I then found a doctor who was married to a diabetic, loved diabetes herself and told me, you have to understand what’s going on in order to fix it. Check and cover: Check your blood sugar and remember to take the amount of insulin to compensate for what you eat. I felt liberated. I could eat whatever I wanted as long as I knew how to manage and take care of my body. I remember her telling me, “You do what I tell you to do, tell me what happens and I’ll figure out what’s wrong.” I had never had a doctor like that before. The diabetic educator was that much better. Kim had been living with diabetes for over 29 years and she knew exactly what was going on in her body. She explained everything I needed to know and made me want to learn more.

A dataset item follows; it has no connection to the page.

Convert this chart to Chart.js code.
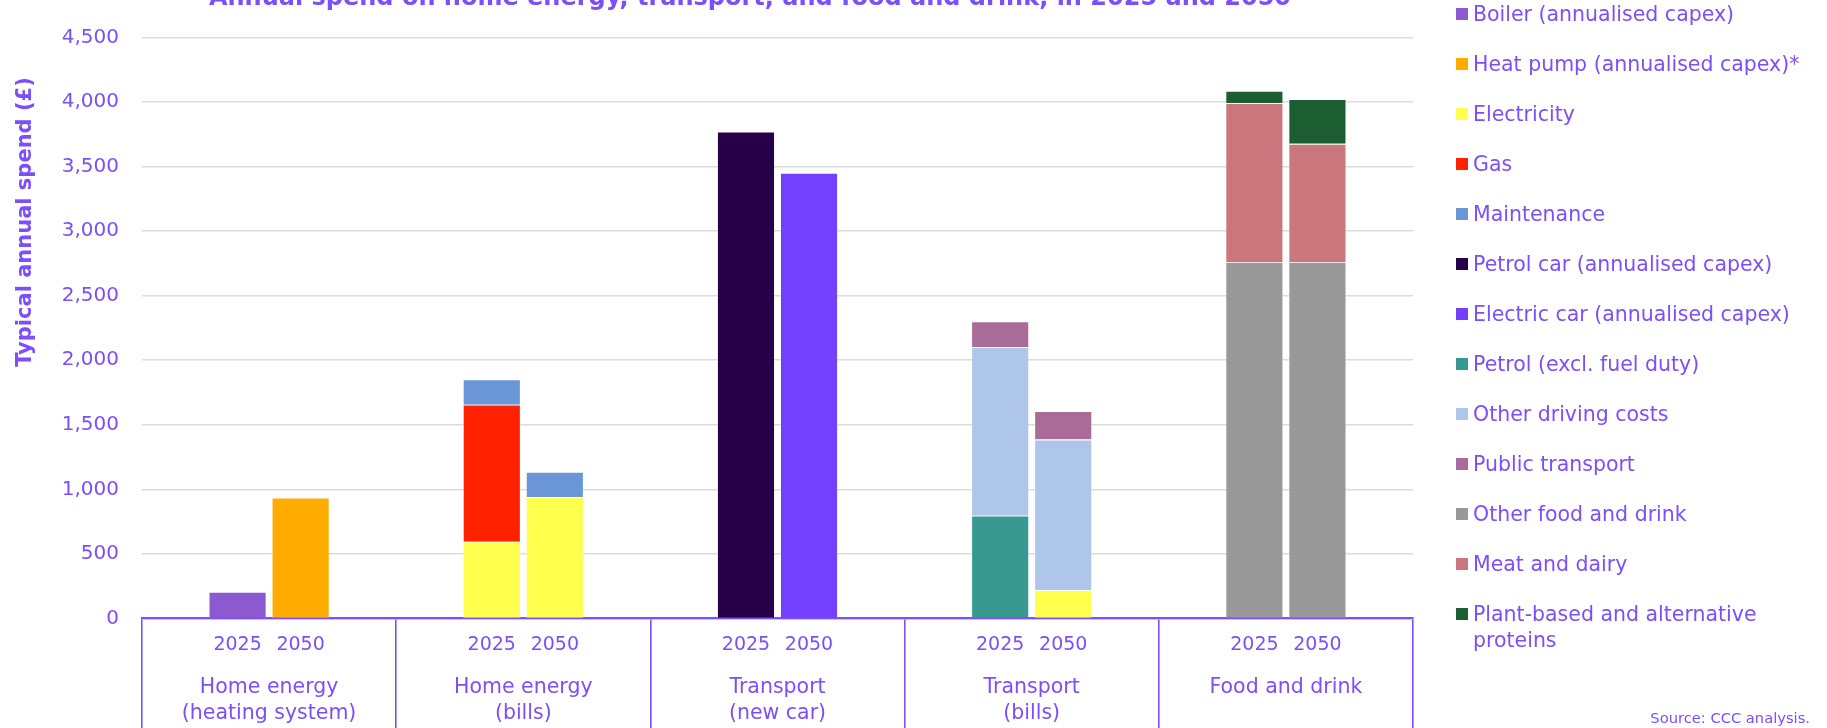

I lost that doctor (hoping to get her back) because of insurance problems and recently went to see another doctor. Unlike Aleppo, this chick told me to switch to decaffeinated coffee because I told her my sugars went up when I had caffeine in my system. Aleppo just told me to take a unit or two of insulin. The differences were vast. I had gotten used to my liberation mentality and now this one was trying to keep me strict again. I had to explain to her that I knew the reason for things and that I wasn’t going to let that happen to me again.
Right now, I check my blood sugars between 7-10 times a day. I run out of strips so fast that I have to explain to my doctors what I do in order to get them to write me another prescription. When I have one strip left, I panic! I’ve learned that in order to keep control of myself, I need to know myself and checking my blood sugar is the answer to a lot of questions I have. I’m thirsty. Check blood sugar. My head hurts. Check blood sugar. I feel tired. Check blood sugar.
Sometimes, I may think I take the right amount of insulin, but I’m wrong. This is the importance of the continued checking. Or I might take too much. In order to keep control, you have to know how.
I’m not into fancy terminology. Cardiovascular, glucose, amputations. No. If we’re going to talk about that here, I’m going to tell you, “Check your blood sugar on that little machine there that goes ‘beep’ because if you don’t your sugar will go up, you’ll poison yourself, have a heart attack or get your leg chopped off. Better yet, you might just go blind, get a bunch of sores on your body and not be able to have sex any more. Eh?” At least, that way, you’ll understand what I’m telling you.
So let the flood gates open! Ask me questions. I have a lot of different stories when it comes to diabetes, so I’ll be posting them all here. I’m also going to start doing research on methodologies and things like that because everyone wants to know, and I have no answers because there not released to the public (among other things).
I’m not a doctor, nor a diabetic educator or a nurse. I’m a human, peer who lives with the same disease and disorder that millions upon millions of people live with in this country. Although I have Type I diabetes, I CAN answer questions about Type II.